If you keep bees, you are going to get stung. This is a
fact. How often you get stung can be greatly reduced by keeping several things
in mind. Despite all the supposed health benefits of bee venom and apitherapy,
getting stung whilst trying to get other apiculture related chores done can otherwise
ruin a rather enjoyable day at the apiary. Fear not, this year I have been
stung on multiple occasions but I still maintain that each and every time it
was my fault. Let’s start with some basic rules.

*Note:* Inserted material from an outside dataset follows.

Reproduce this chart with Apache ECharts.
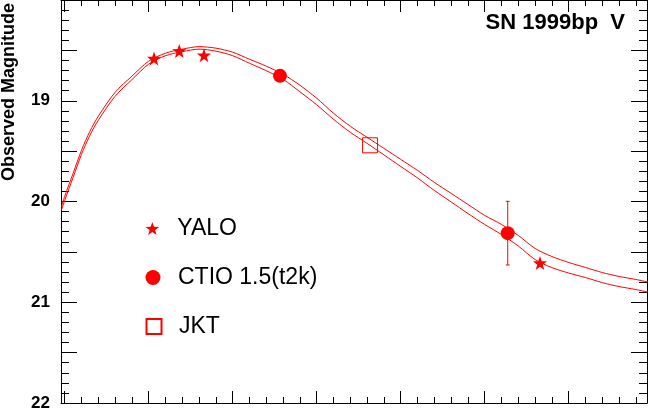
<!DOCTYPE html>
<html>
<head>
<meta charset="utf-8">
<script src="https://cdn.jsdelivr.net/npm/echarts@6/dist/echarts.min.js"></script>
<style>html,body{margin:0;padding:0;background:#fff}#c{width:648px;height:412px}</style>
</head>
<body>
<div id="c"></div>
<script>
// ---- data (days since an arbitrary epoch, observed V magnitude) ----
const curveDays = [-0.4, 0, 1, 2, 3, 4, 6, 8, 10, 12, 14, 16, 18, 20, 22, 24, 26, 28, 30, 32, 34, 36, 38, 40, 42, 44, 46, 48, 50, 52, 54, 56, 58, 60, 62, 64, 66, 68, 69.7];
const upperMag = [20.059, 19.949, 19.721, 19.492, 19.303, 19.154, 18.916, 18.756, 18.607, 18.528, 18.488, 18.463, 18.478, 18.518, 18.588, 18.657, 18.737, 18.846, 18.975, 19.124, 19.253, 19.363, 19.472, 19.582, 19.691, 19.810, 19.919, 20.029, 20.138, 20.228, 20.337, 20.466, 20.546, 20.605, 20.655, 20.705, 20.744, 20.774, 20.804];
const lowerMag = [20.089, 19.989, 19.761, 19.532, 19.343, 19.194, 18.956, 18.791, 18.637, 18.553, 18.513, 18.488, 18.508, 18.553, 18.628, 18.702, 18.787, 18.911, 19.040, 19.184, 19.313, 19.423, 19.537, 19.652, 19.766, 19.890, 20.004, 20.119, 20.228, 20.328, 20.442, 20.576, 20.656, 20.710, 20.755, 20.805, 20.844, 20.874, 20.904];

const yaloDay = [10.63, 13.64, 16.58, 56.58];
const yaloMag = [18.58, 18.505, 18.548, 20.61];
const ctioDay = [25.63, 52.74];
const ctioMag = [18.753, 20.314];
const ctioErr = [0.02, 0.316];
const jktDay = [36.35];
const jktMag = [19.442];

const xMajorTicks = [0, 10, 20, 30, 40, 50, 60];
const xMinorTicks = [2, 4, 6, 8, 12, 14, 16, 18, 22, 24, 26, 28, 32, 34, 36, 38, 42, 44, 46, 48, 52, 54, 56, 58, 62, 64, 66, 68];
const yLabels = [19, 20, 21, 22];

const seriesNames = ['YALO', 'CTIO 1.5(t2k)', 'JKT'];
const chartTitle = 'SN 1999bp  V';
const yTitle = 'Observed Magnitude';

// ---- chart ----
const RED = '#ff0000';
const FONT = '"Liberation Sans", Arial, Helvetica, sans-serif';
const STAR = 'path://M0,-10 L2.35,-3.24 L9.51,-3.09 L3.8,1.24 L5.88,8.09 L0,4 L-5.88,8.09 L-3.8,1.24 L-9.51,-3.09 L-2.35,-3.24 Z';
const SQUARE = 'path://M0,0 L10,0 L10,10 L0,10 Z';
const X_MIN = -0.44, X_MAX = 69.32;

function zip(a, b) { return a.map((v, i) => [v, b[i]]); }

function xAxisDef(pos, ticks, len, showLine) {
  return {
    type: 'value', position: pos, min: X_MIN, max: X_MAX,
    axisLine: { show: showLine, onZero: false, lineStyle: { color: '#000', width: 1 } },
    axisTick: { show: true, inside: true, length: len, customValues: ticks, lineStyle: { color: '#000', width: 1 } },
    axisLabel: { show: false },
    splitLine: { show: false }
  };
}
function yAxisDef(pos, labels) {
  return {
    type: 'value', position: pos, inverse: true, min: 18, max: 22, interval: 0.5,
    axisLine: { show: true, onZero: false, lineStyle: { color: '#000', width: 1 } },
    axisTick: { show: true, inside: true, length: 16, lineStyle: { color: '#000', width: 1 } },
    minorTick: { show: true, splitNumber: 5, length: 8, lineStyle: { color: '#000', width: 1 } },
    axisLabel: labels ? {
      show: true, margin: 11, color: '#000', fontWeight: 'bold', fontSize: 17, fontFamily: FONT,
      formatter: v => (yLabels.indexOf(Math.round(v * 10) / 10) >= 0 ? String(v) : '')
    } : { show: false },
    splitLine: { show: false }
  };
}

function legendDef(name, top, h, left) {
  return {
    orient: 'vertical', left: left, top: top, padding: 0, itemWidth: 40, itemHeight: h,
    data: [name], selectedMode: false,
    textStyle: { fontSize: 23, fontFamily: FONT, color: '#000' }
  };
}

const chart = echarts.init(document.getElementById('c'), null, { renderer: 'canvas' });
chart.setOption({
  animation: false,
  backgroundColor: '#fff',
  title: {
    text: chartTitle, right: 18, top: 7,
    textStyle: { fontSize: 22, fontWeight: 'bold', fontFamily: FONT, color: '#000' }
  },
  grid: { left: 61, right: 1, top: 0, bottom: 9, containLabel: false },
  xAxis: [
    xAxisDef('bottom', xMajorTicks, 12, true),
    xAxisDef('bottom', xMinorTicks, 6, false),
    xAxisDef('top', xMajorTicks, 12, true),
    xAxisDef('top', xMinorTicks, 6, false)
  ],
  yAxis: [yAxisDef('left', true), yAxisDef('right', false)],
  legend: [
    legendDef(seriesNames[0], 217, 13, 145.5),
    legendDef(seriesNames[1], 266, 15, 145.5),
    legendDef(seriesNames[2], 315, 15, 145.5)
  ],
  graphic: [{
    type: 'text', x: 9, y: 92, rotation: Math.PI / 2,
    style: { text: yTitle, font: 'bold 18px ' + FONT, fill: '#000', align: 'center', verticalAlign: 'middle' }
  }],
  series: [
    { type: 'line', name: 'fit1', data: zip(curveDays, upperMag), showSymbol: false, smooth: 0.3, lineStyle: { color: RED, width: 1 }, itemStyle: { color: RED }, silent: true },
    { type: 'line', name: 'fit2', data: zip(curveDays, lowerMag), showSymbol: false, smooth: 0.3, lineStyle: { color: RED, width: 1 }, itemStyle: { color: RED }, silent: true },
    {
      type: 'custom', name: 'ctioErr', silent: true,
      data: ctioDay.map((d, i) => [d, ctioMag[i], ctioErr[i]]),
      renderItem: function (params, api) {
        const x = api.value(0), y = api.value(1), e = api.value(2);
        const top = api.coord([x, y - e]);
        const bot = api.coord([x, y + e]);
        const st = { stroke: RED, lineWidth: 1 };
        return {
          type: 'group', children: [
            { type: 'line', shape: { x1: top[0], y1: top[1], x2: bot[0], y2: bot[1] }, style: st },
            { type: 'line', shape: { x1: top[0] - 2, y1: top[1], x2: top[0] + 2, y2: top[1] }, style: st },
            { type: 'line', shape: { x1: bot[0] - 2, y1: bot[1], x2: bot[0] + 2, y2: bot[1] }, style: st }
          ]
        };
      }
    },
    { type: 'scatter', name: seriesNames[0], data: zip(yaloDay, yaloMag), symbol: STAR, symbolSize: 14, itemStyle: { color: RED, opacity: 1 } },
    { type: 'scatter', name: seriesNames[1], data: zip(ctioDay, ctioMag), symbol: 'circle', symbolSize: 14, itemStyle: { color: RED, opacity: 1 } },
    { type: 'scatter', name: seriesNames[2], data: zip(jktDay, jktMag), symbol: SQUARE, symbolSize: 15, itemStyle: { color: 'rgba(0,0,0,0)', borderColor: RED, borderWidth: 1, opacity: 1 } }
  ]
});
</script>
</body>
</html>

Is it a good beach day out? Would you rather be sitting in
the sand slacking your thirst with a Mojito? If you answer positively to the
question, you are not in luck. There is work to be done, and your bees need
you. If you cannot see the sun, and feel its warmth go find something else to
do. When it is over casted, cloudy, going to rain, raining, sunrise, or sunset
you are going to get lit up. On a nice day, most of your hive is out foraging,
gathering water, and doing what bees do. On a crappy day all those bees are
inside your hive, and they are ornery (wouldn’t you be ornery too if you were
stuck inside?).
Pay attention to the length of days. Bees are smart little
creatures, and they pay attention to earth’s rotational cycles. Perhaps not in
astrophysicist terms, but they know when the days are getting longer and when
they are getting shorter. Between spring and the summer solstice the days are
getting longer and the bees concentrate more on brood rearing. After the
solstice is when the days logically enough get shorter. This is when bees start
collecting their stores for winter (ie honey). They also become more defensive
over it.
If you fall into any of the following subcultures you may
wish to adopt a wardrobe change: emo, punk, metal, goth. Bees are somewhat
superficial about who takes care of them. Sure it’s blue collar work, but the
bees prefer to think their handler is white collar management –you do have
hundreds of thousands of employees. What I mean by this is bees will react differently
depending on what you are wearing. Many historical predators of bees come in
the black, or reddish brown fur variety. For this reason if you are wearing
black or red, they will associate you as being there to rob them of their
honey. While this is our intended goal, its best if we try and dupe them. They also tend to actually like other collars,
white and yellow come to mind. Stick with bright colors, I had to buy new
clothes to be a beekeeper. The money I spent on clothes saved on Benadryl. Also,
stick to natural plant based fibres. Bees will think you are an animal if you
go into the apiary wearing a fur coat, wool is not great either.
Move slowly! Any fast movements or jolts will be interpreted
as a homo Saipan invasion.
Know those little tabs on the frames? Bees love to hide
underneath them. Double check before you squash one, get stung, drop the frame,
get more stung. I was stung on the index finger. My fingertip was numb for
days.
Beekeepers have smokers for a reason. Use them. It doesn’t
take much, a few quick puffs of some cold smoke is all it takes.
Some bees are just plain more aggressive then others. Maybe
yours mated with an old german black bee, maybe they are just a little hot. Its
your call whether or not you want to requeen them. Sometimes its worth it to
have those feral genetics in your stock. They are surviving, yours are not.
If you do get stung, scrap the stinger and venom sack out.
Use a fingernail, hive tool, I don’t care but scrape. If you try to brush it
off, pull it out, you are going to miss the stinger or possibly push more venom
into your blood stream. Out? Good. Now smoke the shit out of it. When bees
sting you it releases a pheromone that will tell other bees they are under
attack and to sting you some more! Also note, it is perfectly normal to swear
when you get stung. Make use of those f-bombs.
If you keep bees, you will get stung.